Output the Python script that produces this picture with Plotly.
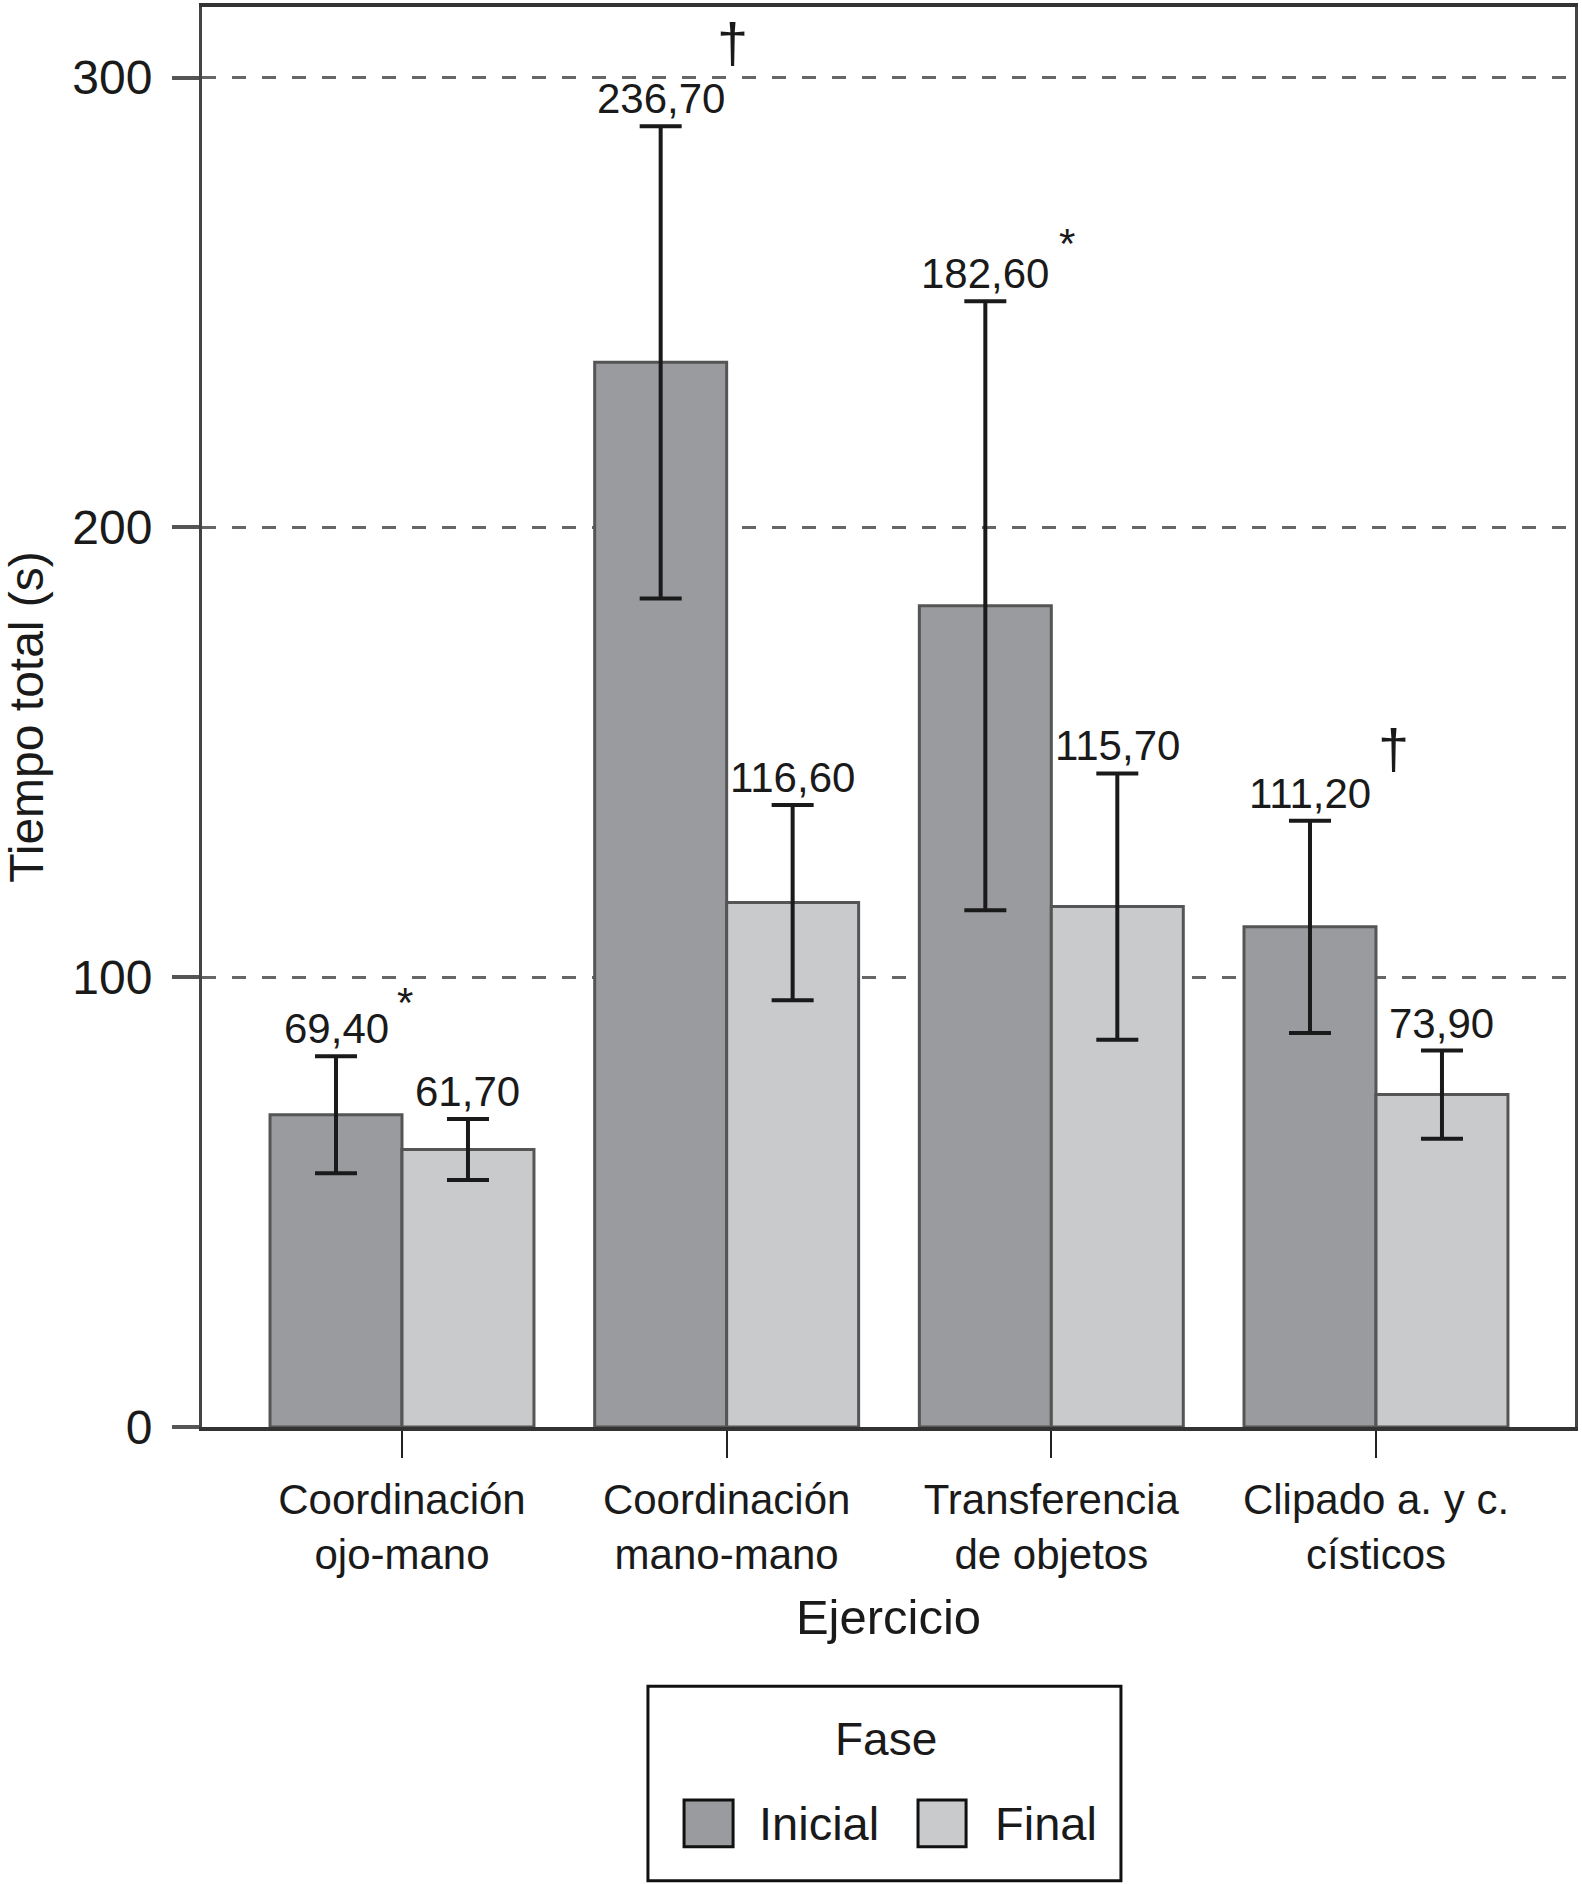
import plotly.graph_objects as go

# datos del gráfico
ejercicios = ["Coordinación<br>ojo-mano", "Coordinación<br>mano-mano",
              "Transferencia<br>de objetos", "Clipado a. y c.<br>císticos"]
inicial = [69.4, 236.7, 182.6, 111.2]
final = [61.7, 116.6, 115.7, 73.9]
err_inicial = [13.0, 52.5, 67.7, 23.6]
err_final = [6.8, 21.7, 29.6, 9.8]
signos = ["*", "†", "*", "†"]  # significación sobre la fase inicial

FONT = "Liberation Sans, Arial, sans-serif"
TXT = "#1a1a1a"
bargap = 0.187
half = (1 - bargap) / 4  # distancia del centro del grupo al centro de cada barra
xs = list(range(len(ejercicios)))

fig = go.Figure()
fig.add_trace(go.Bar(x=xs, y=inicial, name="Inicial", marker_color="#9a9b9f",
                     marker_line=dict(color="#555555", width=3),
                     error_y=dict(type="data", array=err_inicial, color="#1a1a1a",
                                  thickness=4, width=21),
                     showlegend=False))
fig.add_trace(go.Bar(x=xs, y=final, name="Final", marker_color="#c9cacc",
                     marker_line=dict(color="#555555", width=3),
                     error_y=dict(type="data", array=err_final, color="#1a1a1a",
                                  thickness=4, width=21),
                     showlegend=False))

fmt = lambda v: f"{v:.2f}".replace(".", ",")

# etiquetas de valor encima de las barras de error
for i in xs:
    fig.add_annotation(x=i - half, y=inicial[i] + err_inicial[i], text=fmt(inicial[i]),
                       showarrow=False, yanchor="bottom", yshift=2,
                       font=dict(size=42, color=TXT))
    fig.add_annotation(x=i + half, y=final[i] + err_final[i], text=fmt(final[i]),
                       showarrow=False, yanchor="bottom", yshift=2,
                       font=dict(size=42, color=TXT))

# asteriscos y cruces
sx = [69, 72, 82, 84]
sy = [54, 84, 58, 72]
for i in xs:
    big = signos[i] == "†"
    fig.add_annotation(x=i - half, y=inicial[i] + err_inicial[i], text=signos[i],
                       showarrow=False, yanchor="middle", xshift=sx[i], yshift=sy[i],
                       font=dict(size=56 if big else 42, color=TXT))

# leyenda dibujada a mano (cuadros grandes)
fig.add_shape(type="rect", xref="paper", yref="paper", x0=0.3248, x1=0.6693,
              y0=-0.1826, y1=-0.3195, line=dict(color="#111111", width=3))
fig.add_annotation(xref="paper", yref="paper", x=0.4982, y=-0.2198, text="Fase",
                   showarrow=False, xanchor="center", yanchor="middle",
                   font=dict(size=46, color=TXT))
fig.add_shape(type="rect", xref="paper", yref="paper", x0=0.3511, x1=0.3868,
              y0=-0.2626, y1=-0.2956, fillcolor="#9a9b9f",
              line=dict(color="#111111", width=3))
fig.add_annotation(xref="paper", yref="paper", x=0.4042, y=-0.2795, text="Inicial",
                   showarrow=False, xanchor="left", yanchor="middle",
                   font=dict(size=47, color=TXT))
fig.add_shape(type="rect", xref="paper", yref="paper", x0=0.5215, x1=0.5565,
              y0=-0.2626, y1=-0.2956, fillcolor="#c9cacc",
              line=dict(color="#111111", width=3))
fig.add_annotation(xref="paper", yref="paper", x=0.5761, y=-0.2795, text="Final",
                   showarrow=False, xanchor="left", yanchor="middle",
                   font=dict(size=47, color=TXT))

fig.update_layout(
    width=1582, height=1884,
    margin=dict(l=202, r=7, t=3, b=457),
    barmode="group", bargap=bargap, bargroupgap=0,
    plot_bgcolor="white", paper_bgcolor="white",
    font=dict(family=FONT, color=TXT),
)
fig.update_xaxes(
    range=[-0.616, 3.613], tickvals=xs, ticktext=ejercicios,
    tickfont=dict(size=42, color=TXT), ticklabelstandoff=6,
    ticks="outside", ticklen=27, tickwidth=2, tickcolor="#222222",
    showline=True, linecolor="#333333", linewidth=4, mirror=True,
    showgrid=False, zeroline=False,
    title=dict(text="Ejercicio", font=dict(size=49, color=TXT), standoff=24),
)
fig.update_yaxes(
    range=[0, 315.7], tickvals=[0, 100, 200, 300],
    tickfont=dict(size=48, color=TXT), ticklabelstandoff=10,
    ticks="outside", ticklen=27, tickwidth=4, tickcolor="#555555",
    showline=True, linecolor="#444444", linewidth=3, mirror=True,
    showgrid=True, gridcolor="#666666", gridwidth=3, griddash="14px,16px",
    zeroline=False,
    title=dict(text="Tiempo total (s)", font=dict(size=48, color=TXT), standoff=18),
)

fig.write_html("out.html", config={"displayModeBar": False},
               post_script="document.body.style.margin='0px';")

Given problem - Leave out the pictures and repeat the lines from the start of the material through the line with "xs = list(range(len(ejercicios)))", inclusive.

Written reply -
Output the Python script that produces this picture with Plotly.
import plotly.graph_objects as go

# datos del gráfico
ejercicios = ["Coordinación<br>ojo-mano", "Coordinación<br>mano-mano",
              "Transferencia<br>de objetos", "Clipado a. y c.<br>císticos"]
inicial = [69.4, 236.7, 182.6, 111.2]
final = [61.7, 116.6, 115.7, 73.9]
err_inicial = [13.0, 52.5, 67.7, 23.6]
err_final = [6.8, 21.7, 29.6, 9.8]
signos = ["*", "†", "*", "†"]  # significación sobre la fase inicial

FONT = "Liberation Sans, Arial, sans-serif"
TXT = "#1a1a1a"
bargap = 0.187
half = (1 - bargap) / 4  # distancia del centro del grupo al centro de cada barra
xs = list(range(len(ejercicios)))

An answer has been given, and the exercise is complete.